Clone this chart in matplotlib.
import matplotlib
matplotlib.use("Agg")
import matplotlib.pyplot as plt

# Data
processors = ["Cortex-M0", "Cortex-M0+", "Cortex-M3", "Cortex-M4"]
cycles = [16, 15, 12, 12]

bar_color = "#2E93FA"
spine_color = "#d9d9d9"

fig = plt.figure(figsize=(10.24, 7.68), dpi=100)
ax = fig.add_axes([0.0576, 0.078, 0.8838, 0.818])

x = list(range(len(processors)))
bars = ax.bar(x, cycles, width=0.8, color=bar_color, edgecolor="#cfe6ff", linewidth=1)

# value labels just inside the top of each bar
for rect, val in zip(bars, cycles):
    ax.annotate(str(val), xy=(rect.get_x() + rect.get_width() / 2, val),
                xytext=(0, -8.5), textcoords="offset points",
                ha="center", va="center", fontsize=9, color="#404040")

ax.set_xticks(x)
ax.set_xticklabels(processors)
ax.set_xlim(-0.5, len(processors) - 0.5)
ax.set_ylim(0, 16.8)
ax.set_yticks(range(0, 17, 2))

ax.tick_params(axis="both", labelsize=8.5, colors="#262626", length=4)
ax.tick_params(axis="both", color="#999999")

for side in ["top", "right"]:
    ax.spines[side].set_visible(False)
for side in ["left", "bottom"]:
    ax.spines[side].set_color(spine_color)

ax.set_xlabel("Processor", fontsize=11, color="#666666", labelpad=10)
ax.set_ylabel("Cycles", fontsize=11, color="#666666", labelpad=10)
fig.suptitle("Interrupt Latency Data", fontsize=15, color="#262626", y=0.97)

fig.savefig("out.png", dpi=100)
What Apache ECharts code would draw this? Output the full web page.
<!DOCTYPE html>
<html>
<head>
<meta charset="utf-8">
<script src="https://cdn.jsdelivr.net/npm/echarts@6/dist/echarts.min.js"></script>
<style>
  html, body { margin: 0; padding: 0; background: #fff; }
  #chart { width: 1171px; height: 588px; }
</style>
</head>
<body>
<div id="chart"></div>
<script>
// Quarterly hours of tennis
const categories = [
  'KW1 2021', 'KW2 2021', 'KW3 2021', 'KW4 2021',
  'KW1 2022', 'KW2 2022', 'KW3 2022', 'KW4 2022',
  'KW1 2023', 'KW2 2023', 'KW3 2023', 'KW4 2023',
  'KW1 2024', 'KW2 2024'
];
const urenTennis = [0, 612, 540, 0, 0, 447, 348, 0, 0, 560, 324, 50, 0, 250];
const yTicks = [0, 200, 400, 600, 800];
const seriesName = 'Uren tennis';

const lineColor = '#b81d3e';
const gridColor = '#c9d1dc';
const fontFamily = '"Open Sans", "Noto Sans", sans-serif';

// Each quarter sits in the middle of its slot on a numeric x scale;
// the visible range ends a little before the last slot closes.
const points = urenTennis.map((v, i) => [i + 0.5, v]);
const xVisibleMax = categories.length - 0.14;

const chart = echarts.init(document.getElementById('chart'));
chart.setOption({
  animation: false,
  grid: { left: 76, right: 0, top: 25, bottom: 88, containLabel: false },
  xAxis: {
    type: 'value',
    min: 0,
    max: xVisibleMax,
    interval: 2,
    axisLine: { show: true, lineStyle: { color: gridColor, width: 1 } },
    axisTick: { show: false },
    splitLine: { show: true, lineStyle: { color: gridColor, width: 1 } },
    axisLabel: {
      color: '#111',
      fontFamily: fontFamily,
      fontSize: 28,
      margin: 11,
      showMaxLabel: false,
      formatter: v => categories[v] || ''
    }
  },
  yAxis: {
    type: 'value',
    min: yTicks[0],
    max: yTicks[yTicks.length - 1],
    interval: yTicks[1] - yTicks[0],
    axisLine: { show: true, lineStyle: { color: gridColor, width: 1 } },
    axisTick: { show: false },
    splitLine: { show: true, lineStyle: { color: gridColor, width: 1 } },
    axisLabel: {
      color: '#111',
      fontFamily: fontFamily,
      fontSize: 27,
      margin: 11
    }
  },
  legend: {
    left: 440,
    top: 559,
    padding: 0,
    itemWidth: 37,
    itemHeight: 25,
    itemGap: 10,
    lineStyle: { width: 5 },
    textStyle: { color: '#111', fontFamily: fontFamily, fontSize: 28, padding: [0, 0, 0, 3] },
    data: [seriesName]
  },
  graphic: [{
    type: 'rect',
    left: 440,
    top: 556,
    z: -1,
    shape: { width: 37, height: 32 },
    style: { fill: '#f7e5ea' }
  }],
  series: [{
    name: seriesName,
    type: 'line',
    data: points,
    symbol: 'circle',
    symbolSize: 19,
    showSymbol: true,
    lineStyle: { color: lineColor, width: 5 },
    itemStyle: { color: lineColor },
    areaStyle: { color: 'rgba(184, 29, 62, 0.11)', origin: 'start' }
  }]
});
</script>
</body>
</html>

★ ★ ★ ★

Short task: Exact output of every entry is required.

Output for this task:
Clone this chart in matplotlib.
import matplotlib
matplotlib.use("Agg")
import matplotlib.pyplot as plt

# Data
processors = ["Cortex-M0", "Cortex-M0+", "Cortex-M3", "Cortex-M4"]
cycles = [16, 15, 12, 12]

bar_color = "#2E93FA"
spine_color = "#d9d9d9"

fig = plt.figure(figsize=(10.24, 7.68), dpi=100)
ax = fig.add_axes([0.0576, 0.078, 0.8838, 0.818])

x = list(range(len(processors)))
bars = ax.bar(x, cycles, width=0.8, color=bar_color, edgecolor="#cfe6ff", linewidth=1)

# value labels just inside the top of each bar
for rect, val in zip(bars, cycles):
    ax.annotate(str(val), xy=(rect.get_x() + rect.get_width() / 2, val),
                xytext=(0, -8.5), textcoords="offset points",
                ha="center", va="center", fontsize=9, color="#404040")

ax.set_xticks(x)
ax.set_xticklabels(processors)
ax.set_xlim(-0.5, len(processors) - 0.5)
ax.set_ylim(0, 16.8)
ax.set_yticks(range(0, 17, 2))

ax.tick_params(axis="both", labelsize=8.5, colors="#262626", length=4)
ax.tick_params(axis="both", color="#999999")

for side in ["top", "right"]:
    ax.spines[side].set_visible(False)
for side in ["left", "bottom"]:
    ax.spines[side].set_color(spine_color)

ax.set_xlabel("Processor", fontsize=11, color="#666666", labelpad=10)
ax.set_ylabel("Cycles", fontsize=11, color="#666666", labelpad=10)
fig.suptitle("Interrupt Latency Data", fontsize=15, color="#262626", y=0.97)

fig.savefig("out.png", dpi=100)
What Apache ECharts code would draw this? Output the full web page.
<!DOCTYPE html>
<html>
<head>
<meta charset="utf-8">
<script src="https://cdn.jsdelivr.net/npm/echarts@6/dist/echarts.min.js"></script>
<style>
  html, body { margin: 0; padding: 0; background: #fff; }
  #chart { width: 1171px; height: 588px; }
</style>
</head>
<body>
<div id="chart"></div>
<script>
// Quarterly hours of tennis
const categories = [
  'KW1 2021', 'KW2 2021', 'KW3 2021', 'KW4 2021',
  'KW1 2022', 'KW2 2022', 'KW3 2022', 'KW4 2022',
  'KW1 2023', 'KW2 2023', 'KW3 2023', 'KW4 2023',
  'KW1 2024', 'KW2 2024'
];
const urenTennis = [0, 612, 540, 0, 0, 447, 348, 0, 0, 560, 324, 50, 0, 250];
const yTicks = [0, 200, 400, 600, 800];
const seriesName = 'Uren tennis';

const lineColor = '#b81d3e';
const gridColor = '#c9d1dc';
const fontFamily = '"Open Sans", "Noto Sans", sans-serif';

// Each quarter sits in the middle of its slot on a numeric x scale;
// the visible range ends a little before the last slot closes.
const points = urenTennis.map((v, i) => [i + 0.5, v]);
const xVisibleMax = categories.length - 0.14;

const chart = echarts.init(document.getElementById('chart'));
chart.setOption({
  animation: false,
  grid: { left: 76, right: 0, top: 25, bottom: 88, containLabel: false },
  xAxis: {
    type: 'value',
    min: 0,
    max: xVisibleMax,
    interval: 2,
    axisLine: { show: true, lineStyle: { color: gridColor, width: 1 } },
    axisTick: { show: false },
    splitLine: { show: true, lineStyle: { color: gridColor, width: 1 } },
    axisLabel: {
      color: '#111',
      fontFamily: fontFamily,
      fontSize: 28,
      margin: 11,
      showMaxLabel: false,
      formatter: v => categories[v] || ''
    }
  },
  yAxis: {
    type: 'value',
    min: yTicks[0],
    max: yTicks[yTicks.length - 1],
    interval: yTicks[1] - yTicks[0],
    axisLine: { show: true, lineStyle: { color: gridColor, width: 1 } },
    axisTick: { show: false },
    splitLine: { show: true, lineStyle: { color: gridColor, width: 1 } },
    axisLabel: {
      color: '#111',
      fontFamily: fontFamily,
      fontSize: 27,
      margin: 11
    }
  },
  legend: {
    left: 440,
    top: 559,
    padding: 0,
    itemWidth: 37,
    itemHeight: 25,
    itemGap: 10,
    lineStyle: { width: 5 },
    textStyle: { color: '#111', fontFamily: fontFamily, fontSize: 28, padding: [0, 0, 0, 3] },
    data: [seriesName]
  },
  graphic: [{
    type: 'rect',
    left: 440,
    top: 556,
    z: -1,
    shape: { width: 37, height: 32 },
    style: { fill: '#f7e5ea' }
  }],
  series: [{
    name: seriesName,
    type: 'line',
    data: points,
    symbol: 'circle',
    symbolSize: 19,
    showSymbol: true,
    lineStyle: { color: lineColor, width: 5 },
    itemStyle: { color: lineColor },
    areaStyle: { color: 'rgba(184, 29, 62, 0.11)', origin: 'start' }
  }]
});
</script>
</body>
</html>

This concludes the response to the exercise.